I confess I was too much of a country bumpkin to be attracted to the idea of sneaking out to the big city. We snuck out to the country just to hang out on our own terms. We had a golf course that was fun to roam around at night and try to attract the attention of the security guard so we could run and hide from him. I remember driving side by side down a country road next to a friend going much too fast, a story definitely to keep from my teenagers. In college a group of us drove from Indy to Vancouver. We tried to go see Mt. Rushmore in the middle of the night and I’m sure some of us were high as kites when 3 or 4 Homeland Security (a months-old organization) vehicles came flying out of nowhere and surrounded us. They let us go on our way once they realized we were stupid kids, similar to Eric’s story on crossing the bridge. Life lesson there is that there is nothing to see of Mt. Rushmore in the dark. On the same trip, crossing into Canada the border police found an email that some idiot friend had printed out (do not ask my why) discussing how much weed we needed to bring for the long trip. I remember all my friends were shell shocked but I managed to say that we were just noobies and ‘didn’t even know what an oz was’, some other bullshit, which managed to get us across the border and not ruin the trip.
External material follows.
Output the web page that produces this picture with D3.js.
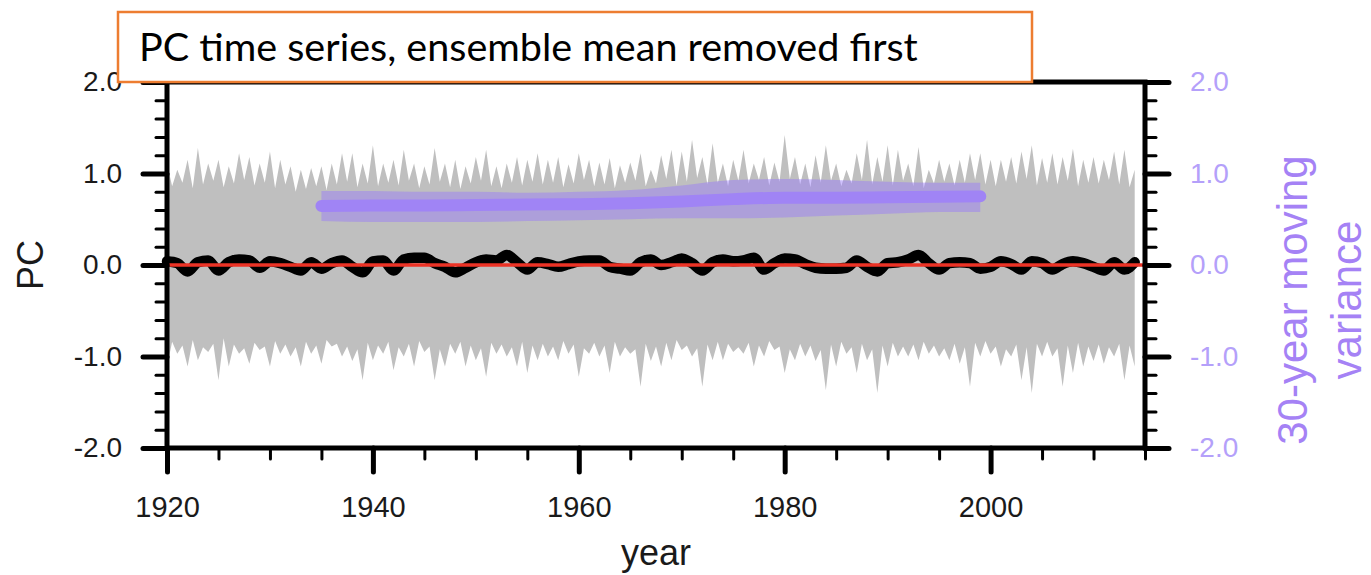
<!DOCTYPE html>
<html><head><meta charset="utf-8">
<script src="https://cdn.jsdelivr.net/npm/d3@7/dist/d3.min.js"></script>
<style>body{margin:0;background:#fff}svg{display:block}</style>
</head><body>
<svg id="c" width="1371" height="575"></svg>
<script>
// ---------------- DATA ----------------
const years = d3.range(1920, 2015); // 1920..2014
// upper envelope of ensemble spread (annual peaks) 1920..2014
const upperPeak = [1.11,1.04,1.15,1.28,1.11,1.15,1.08,1.22,1.18,1.11,
  1.24,1.15,1.08,1.04,1.06,1.08,1.11,1.22,1.22,1.11,
  1.31,1.11,1.15,1.26,1.11,1.08,1.28,1.11,1.15,1.08,
  1.18,1.26,1.08,1.11,1.18,1.15,1.22,1.15,1.18,1.10,
  1.22,1.15,1.12,1.17,1.09,1.12,1.22,1.04,1.20,1.26,
  1.24,1.37,1.18,1.33,1.11,1.15,1.26,1.11,1.18,1.12,
  1.42,1.18,1.11,1.20,1.31,1.11,1.04,1.22,1.37,1.18,
  1.31,1.26,1.11,1.29,1.04,1.15,1.11,1.15,1.22,1.22,
  1.15,1.15,1.18,1.24,1.31,1.17,1.22,1.18,1.27,1.15,
  1.18,1.15,1.24,1.26,1.04];
// upper envelope between peaks (mid-year) 1920.5..2013.5
const upperDip = [0.86,0.90,0.84,0.88,0.92,0.85,0.89,0.93,0.87,0.90,
  0.84,0.88,0.80,0.83,0.86,0.82,0.88,0.91,0.85,0.89,
  0.86,0.90,0.87,0.92,0.84,0.88,0.91,0.85,0.83,0.89,
  0.92,0.86,0.84,0.90,0.87,0.91,0.88,0.90,0.85,0.89,
  0.93,0.86,0.88,0.84,0.90,0.92,0.86,0.89,0.94,0.87,
  0.91,0.95,0.88,0.90,0.86,0.92,0.89,0.93,0.87,0.91,
  0.94,0.88,0.85,0.90,0.92,0.86,0.89,0.93,0.88,0.91,
  0.87,0.92,0.86,0.84,0.89,0.91,0.87,0.90,0.93,0.88,
  0.86,0.91,0.89,0.94,0.87,0.90,0.88,0.92,0.86,0.90,
  0.89,0.93,0.88,0.85];
// lower envelope (annual extremes) 1920..2014
const lowerPeak = [-1.11,-0.97,-1.11,-1.04,-0.95,-1.26,-1.11,-0.97,-1.08,-0.93,
  -1.11,-0.97,-1.00,-1.11,-0.97,-1.08,-0.89,-1.00,-1.05,-1.26,
  -1.04,-0.97,-1.15,-1.00,-1.11,-0.95,-1.26,-1.11,-0.97,-1.11,
  -1.04,-1.22,-0.97,-1.00,-1.11,-1.18,-1.04,-1.00,-1.04,-0.97,
  -1.22,-0.97,-1.00,-1.18,-1.00,-0.97,-1.33,-1.05,-1.11,-1.04,
  -0.93,-1.00,-1.33,-1.04,-1.04,-0.95,-0.97,-1.11,-1.00,-0.93,
  -1.18,-1.04,-1.00,-1.05,-1.37,-1.11,-0.97,-1.18,-1.04,-1.40,
  -1.11,-1.00,-1.00,-1.04,-0.97,-1.00,-1.04,-1.08,-1.33,-1.00,
  -0.97,-1.11,-1.00,-1.26,-1.40,-1.00,-1.00,-1.33,-1.18,-1.11,
  -1.05,-1.08,-1.00,-1.26,-1.11];
// lower envelope between extremes (mid-year) 1920.5..2013.5
const lowerDip = [-0.84,-0.88,-0.82,-0.90,-0.86,-0.80,-0.87,-0.91,-0.85,-0.89,
  -0.83,-0.87,-0.90,-0.84,-0.88,-0.82,-0.86,-0.89,-0.92,-0.85,
  -0.88,-0.84,-0.90,-0.86,-0.83,-0.89,-0.92,-0.86,-0.84,-0.88,
  -0.91,-0.85,-0.87,-0.90,-0.84,-0.88,-0.86,-0.89,-0.83,-0.87,
  -0.91,-0.85,-0.88,-0.84,-0.90,-0.92,-0.86,-0.89,-0.85,-0.82,
  -0.88,-0.91,-0.87,-0.84,-0.86,-0.90,-0.85,-0.88,-0.83,-0.89,
  -0.92,-0.86,-0.88,-0.93,-0.87,-0.84,-0.90,-0.86,-0.92,-0.88,
  -0.85,-0.89,-0.87,-0.84,-0.88,-0.91,-0.86,-0.90,-0.85,-0.83,
  -0.89,-0.92,-0.87,-0.90,-0.86,-0.84,-0.91,-0.88,-0.85,-0.89,
  -0.87,-0.90,-0.86,-0.88];
// ensemble-mean-removed PC (thick black line) 1920..2014
const pcValues = [0.04,0.02,-0.07,0.03,0.05,-0.06,0.03,0.06,0.05,-0.03,
  0.04,0.02,-0.02,-0.06,0.03,-0.04,0.02,0.05,-0.02,-0.08,
  0.04,0.05,-0.06,0.06,0.08,0.08,0.02,-0.02,-0.08,-0.03,
  0.03,0.06,0.05,0.11,0.03,-0.05,0.03,0.01,-0.02,0.01,
  0.04,0.05,0.05,-0.02,-0.04,-0.06,0.03,0.06,0.00,0.03,
  0.07,0.02,-0.06,0.03,0.06,0.04,0.05,0.08,-0.05,0.02,
  0.07,0.06,0.01,-0.03,-0.04,-0.04,-0.03,0.05,-0.02,-0.07,
  0.02,0.03,0.06,0.11,0.02,-0.05,0.02,0.03,0.02,-0.04,
  -0.02,0.04,0.01,-0.05,0.04,0.02,-0.05,0.01,0.04,0.02,
  -0.02,-0.06,0.03,-0.05,0.03];
// 30-year moving variance (purple)
const varYears = [1935,1940,1945,1950,1955,1960,1965,1970,1975,1980,1985,1990,1995,1999];
const varMean  = [0.645,0.65,0.65,0.655,0.66,0.665,0.675,0.695,0.72,0.735,0.735,0.74,0.745,0.75];
const varHigh  = [0.81,0.81,0.80,0.80,0.79,0.80,0.82,0.87,0.93,0.94,0.93,0.91,0.90,0.90];
const varLow   = [0.48,0.47,0.47,0.47,0.48,0.49,0.50,0.51,0.51,0.52,0.54,0.56,0.58,0.58];
// ticks
const yMajor = [-2,-1,0,1,2];
const yMajorLabels = ["-2.0","-1.0","0.0","1.0","2.0"];
const xMajor = [1920,1940,1960,1980,2000];
const titleText = "PC time series, ensemble mean removed first";

// ---------------- DRAW ----------------
const svg = d3.select("#c");
const L=167, R=1145, T=82, B=448;
const x = d3.scaleLinear().domain([1920,2015]).range([L,R]);
const y = d3.scaleLinear().domain([-2,2]).range([B,T]);
const FONT = "'Liberation Sans', Arial, Helvetica, sans-serif";

// envelope table
const env = [];
years.forEach((yr,i)=>{
  env.push({t:yr, hi:upperPeak[i], lo:lowerPeak[i]});
  if(i<upperDip.length) env.push({t:yr+0.5, hi:upperDip[i], lo:lowerDip[i]});
});
svg.append("path").datum(env)
  .attr("d", d3.area().x(d=>x(d.t)).y0(d=>y(d.lo)).y1(d=>y(d.hi)))
  .attr("fill","#bfbfbf");

// purple band & line
const vtab = varYears.map((t,i)=>({t, m:varMean[i], h:varHigh[i], l:varLow[i]}));
svg.append("path").datum(vtab)
  .attr("d", d3.area().x(d=>x(d.t)).y0(d=>y(d.l)).y1(d=>y(d.h)).curve(d3.curveMonotoneX))
  .attr("fill","rgb(150,120,250)").attr("fill-opacity",0.45);
svg.append("path").datum(vtab)
  .attr("d", d3.line().x(d=>x(d.t)).y(d=>y(d.m)).curve(d3.curveMonotoneX))
  .attr("fill","none").attr("stroke","#a084f5").attr("stroke-width",12)
  .attr("stroke-linecap","round");

// black PC line
svg.append("path").datum(years.map((t,i)=>({t, v:pcValues[i]})))
  .attr("d", d3.line().x(d=>x(d.t)).y(d=>y(d.v)).curve(d3.curveMonotoneX))
  .attr("fill","none").attr("stroke","#000").attr("stroke-width",10.5)
  .attr("stroke-linejoin","round").attr("stroke-linecap","round");

// red zero line
svg.append("line").attr("x1",x(1920)).attr("x2",x(2015)).attr("y1",y(0)).attr("y2",y(0))
  .attr("stroke","#ec3326").attr("stroke-width",3.5);

// axes
function styleAxis(g, w){
  g.select(".domain").remove();
  g.selectAll(".tick line").attr("stroke","#000").attr("stroke-width",w).attr("stroke-linecap","round");
}
const yMinor = d3.range(-20,21,2).map(v=>v/10);
const xMinor = d3.range(1920,2016,5);
// left
svg.append("g").attr("transform",`translate(${L},0)`)
  .call(d3.axisLeft(y).tickValues(yMinor).tickSize(11).tickFormat("")).call(g=>styleAxis(g,3));
svg.append("g").attr("transform",`translate(${L},0)`)
  .call(d3.axisLeft(y).tickValues(yMajor).tickSize(24).tickPadding(21).tickFormat((d,i)=>yMajorLabels[i]))
  .call(g=>styleAxis(g,5))
  .call(g=>g.selectAll("text").attr("font-family",FONT).attr("font-size",28).attr("fill","#1a1a1a"));
// right
svg.append("g").attr("transform",`translate(${R},0)`)
  .call(d3.axisRight(y).tickValues(yMinor).tickSize(11).tickFormat("")).call(g=>styleAxis(g,3));
svg.append("g").attr("transform",`translate(${R},0)`)
  .call(d3.axisRight(y).tickValues(yMajor).tickSize(24).tickPadding(21).tickFormat((d,i)=>yMajorLabels[i]))
  .call(g=>styleAxis(g,5))
  .call(g=>g.selectAll("text").attr("font-family",FONT).attr("font-size",28).attr("fill","#b4a0fa"));
// bottom
svg.append("g").attr("transform",`translate(0,${B})`)
  .call(d3.axisBottom(x).tickValues(xMinor).tickSize(11).tickFormat("")).call(g=>styleAxis(g,3));
svg.append("g").attr("transform",`translate(0,${B})`)
  .call(d3.axisBottom(x).tickValues(xMajor).tickSize(24).tickPadding(24).tickFormat(d3.format("d")))
  .call(g=>styleAxis(g,5))
  .call(g=>g.selectAll("text").attr("font-family",FONT).attr("font-size",29).attr("fill","#1a1a1a"));

// frame
svg.append("rect").attr("x",L).attr("y",T).attr("width",R-L).attr("height",B-T)
  .attr("fill","none").attr("stroke","#000").attr("stroke-width",5);

// axis titles
svg.append("text").attr("x",(L+R)/2).attr("y",565).attr("text-anchor","middle")
  .attr("font-family",FONT).attr("font-size",36).attr("fill","#1a1a1a").text("year");
svg.append("text").attr("transform",`translate(43,${y(0)}) rotate(-90)`).attr("text-anchor","middle")
  .attr("font-family",FONT).attr("font-size",36).attr("fill","#1a1a1a").text("PC");
const rt = svg.append("text").attr("transform",`translate(1307,300) rotate(-90)`).attr("text-anchor","middle")
  .attr("font-family",FONT).attr("font-size",42).attr("fill","#a582f5");
rt.append("tspan").attr("x",0).attr("y",0).text("30-year moving");
rt.append("tspan").attr("x",0).attr("y",54).text("variance");

// title box
svg.append("rect").attr("x",118).attr("y",12).attr("width",914).attr("height",70)
  .attr("fill","#fff").attr("stroke","#ed7d31").attr("stroke-width",2.5);
const tt = svg.append("text").attr("x",139).attr("y",61)
  .attr("font-family","Lato, 'Open Sans', sans-serif").attr("font-size",36).attr("fill","#000").text(titleText);
const w = tt.node().getComputedTextLength();
tt.attr("font-size", 36*779/w);
</script>
</body></html>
Do as I say and not as I do kids.
Wonderful comment, love this!
A. Denny’s, and moons over my-hammy, forever. B. That picture had better be framed in your house somewhere. And C. it’s always OK to tell rockstars some of their work is boring! Love this Tanya.
whaaaaa?!?! that’s incredible. Oh man, the stuff you wish you could take a time machine to to witness. So cool, what a story!
Didn’t Clapton get the nickname Slowhand from taking soooooo damn long to change a broken guitar string at a particular show back in the 60s? Talk about boring!